MATERIAL PROVIDED →
## BEGIN

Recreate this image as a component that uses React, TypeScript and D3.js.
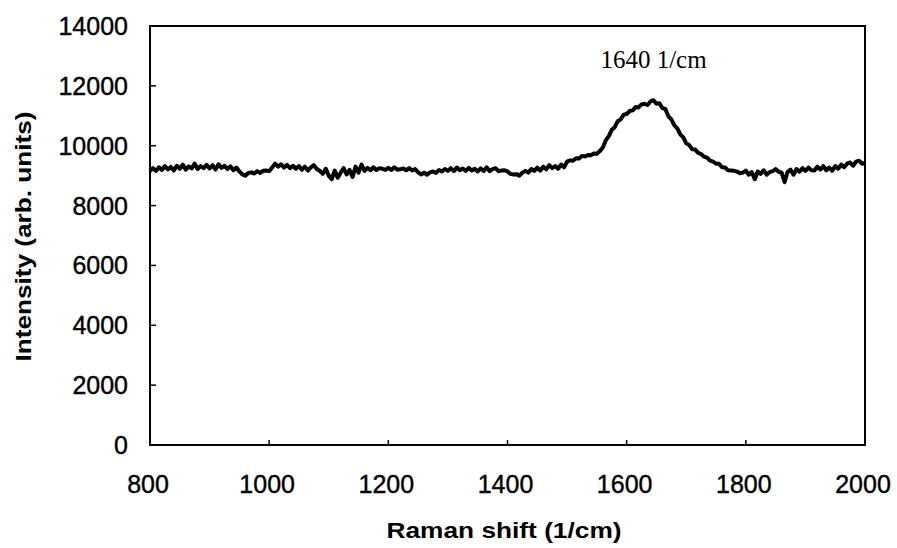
import React from "react";
import * as d3 from "d3";

// Raman shift sampled every 5 cm^-1 from 800 to 2000
const shiftStart = 800;
const shiftStep = 5;
const intensity: number[] = [
  // 800-845
  9150, 9250, 9160, 9280, 9190, 9320, 9210, 9290, 9170, 9330,
  // 850-895
  9230, 9370, 9200, 9310, 9240, 9400, 9220, 9320, 9250, 9360,
  // 900-945
  9240, 9350, 9200, 9380, 9260, 9330, 9220, 9310, 9180, 9270,
  // 950-995
  9140, 9040, 9000, 9090, 9110, 9070, 9150, 9090, 9160, 9170,
  // 1000-1045
  9150, 9270, 9400, 9300, 9380, 9270, 9360, 9250, 9330, 9230,
  // 1050-1095
  9320, 9200, 9300, 9170, 9280, 9350, 9220, 9160, 9060, 9230,
  // 1100-1145
  9000, 8880, 9170, 8930, 9100, 9250, 9040, 9190, 8960, 9300,
  // 1150-1195
  9100, 9370, 9160, 9260, 9180, 9280, 9190, 9250, 9230, 9190,
  // 1200-1245
  9260, 9190, 9280, 9200, 9210, 9240, 9180, 9250, 9170, 9220,
  // 1250-1295
  9110, 9040, 9100, 9030, 9110, 9140, 9090, 9190, 9140, 9220,
  // 1300-1345
  9160, 9250, 9150, 9270, 9180, 9240, 9160, 9260, 9170, 9230,
  // 1350-1395
  9140, 9240, 9160, 9280, 9150, 9220, 9250, 9150, 9170, 9180,
  // 1400-1445
  9140, 9060, 9040, 9050, 9000, 9100, 9160, 9100, 9220, 9160,
  // 1450-1495
  9270, 9170, 9300, 9210, 9350, 9250, 9320, 9230, 9370, 9280,
  // 1500-1545
  9470, 9510, 9500, 9580, 9570, 9660, 9640, 9690, 9680, 9740,
  // 1550-1595
  9730, 9820, 9940, 10180, 10320, 10530, 10620, 10820, 10880, 11040,
  // 1600-1645
  11060, 11160, 11180, 11290, 11280, 11380, 11400, 11360, 11480, 11520,
  // 1650-1695
  11400, 11420, 11250, 11230, 10980, 10880, 10680, 10580, 10380, 10280,
  // 1700-1745
  10080, 10020, 9880, 9870, 9760, 9720, 9630, 9600, 9500, 9470,
  // 1750-1795
  9400, 9400, 9280, 9270, 9180, 9170, 9160, 9140, 9080, 9100,
  // 1800-1845
  9170, 9030, 9120, 8880, 9140, 9060, 9180, 9030, 9120, 9150,
  // 1850-1895
  9220, 9130, 9100, 8780, 9120, 9200, 9030, 9220, 9130, 9250,
  // 1900-1945
  9160, 9270, 9180, 9170, 9300, 9200, 9320, 9180, 9270, 9160,
  // 1950-1995
  9320, 9230, 9370, 9280, 9400, 9440, 9330, 9470, 9500, 9400,
  // 2000
  9420,
];

const xTicks = [800, 1000, 1200, 1400, 1600, 1800, 2000];
const yTicks = [0, 2000, 4000, 6000, 8000, 10000, 12000, 14000];
const xTitle = "Raman shift (1/cm)";
const yTitle = "Intensity (arb. units)";
const peakLabel = "1640 1/cm";
const peakLabelPos = 1640;

export default function App() {
  const W = 897;
  const H = 548;
  const left = 150;
  const right = 865;
  const top = 26;
  const bottom = 445;

  const x = d3.scaleLinear().domain([800, 2000]).range([left, right]);
  const y = d3.scaleLinear().domain([0, 14000]).range([bottom, top]);

  const points: [number, number][] = intensity.map((v, i) => [shiftStart + i * shiftStep, v]);
  const line = d3
    .line<[number, number]>()
    .x((d) => x(d[0]))
    .y((d) => y(d[1]))
    .curve(d3.curveLinear);

  const sans = "'Liberation Sans', Arial, sans-serif";
  const serif = "'Liberation Serif', 'Times New Roman', serif";

  return (
    <svg
      width={W}
      height={H}
      style={{ position: "absolute", left: 0, top: 0, background: "#fff" }}
    >
      <rect x={0} y={0} width={W} height={H} fill="#fff" />
      {/* frame */}
      <rect
        x={left}
        y={top}
        width={right - left}
        height={bottom - top}
        fill="none"
        stroke="#000"
        strokeWidth={2}
      />
      {/* y ticks */}
      {yTicks.map((t) => (
        <g key={"y" + t}>
          <line x1={left} x2={left + 6} y1={y(t)} y2={y(t)} stroke="#000" strokeWidth={1.5} />
          <text
            x={128}
            y={y(t) + 9}
            textAnchor="end"
            fontFamily={sans}
            fontSize={25}
            fill="#000"
            stroke="#000"
            strokeWidth={0.4}
          >
            {t}
          </text>
        </g>
      ))}
      {/* x ticks */}
      {xTicks.map((t) => (
        <g key={"x" + t}>
          <line x1={x(t)} x2={x(t)} y1={bottom} y2={bottom - 5} stroke="#000" strokeWidth={1.5} />
          <text
            x={x(t) - 2}
            y={493}
            textAnchor="middle"
            fontFamily={sans}
            fontSize={25}
            fill="#000"
            stroke="#000"
            strokeWidth={0.4}
          >
            {t}
          </text>
        </g>
      ))}
      {/* data */}
      <path
        d={line(points) || ""}
        fill="none"
        stroke="#000"
        strokeWidth={4}
        strokeLinejoin="round"
      />
      {/* annotation */}
      <text
        x={x(peakLabelPos) + 3}
        y={68}
        textAnchor="middle"
        fontFamily={serif}
        fontSize={25}
        fill="#000"
      >
        {peakLabel}
      </text>
      {/* axis titles */}
      <text
        x={504}
        y={538}
        textAnchor="middle"
        fontFamily={sans}
        fontWeight="bold"
        fontSize={22}
        textLength={235}
        lengthAdjust="spacingAndGlyphs"
        fill="#000"
      >
        {xTitle}
      </text>
      <text
        transform={`translate(31, ${(top + bottom) / 2 + 1}) rotate(-90)`}
        textAnchor="middle"
        fontFamily={sans}
        fontWeight="bold"
        fontSize={22}
        textLength={250}
        lengthAdjust="spacingAndGlyphs"
        fill="#000"
      >
        {yTitle}
      </text>
    </svg>
  );
}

## END

TASK DIRECTIONS → Skip the pictures, please, and transcribe only the lines from the beginning of the material through the one that contains "import * as".

EXERCISE ANSWER →
Recreate this image as a component that uses React, TypeScript and D3.js.
import React from "react";
import * as d3 from "d3";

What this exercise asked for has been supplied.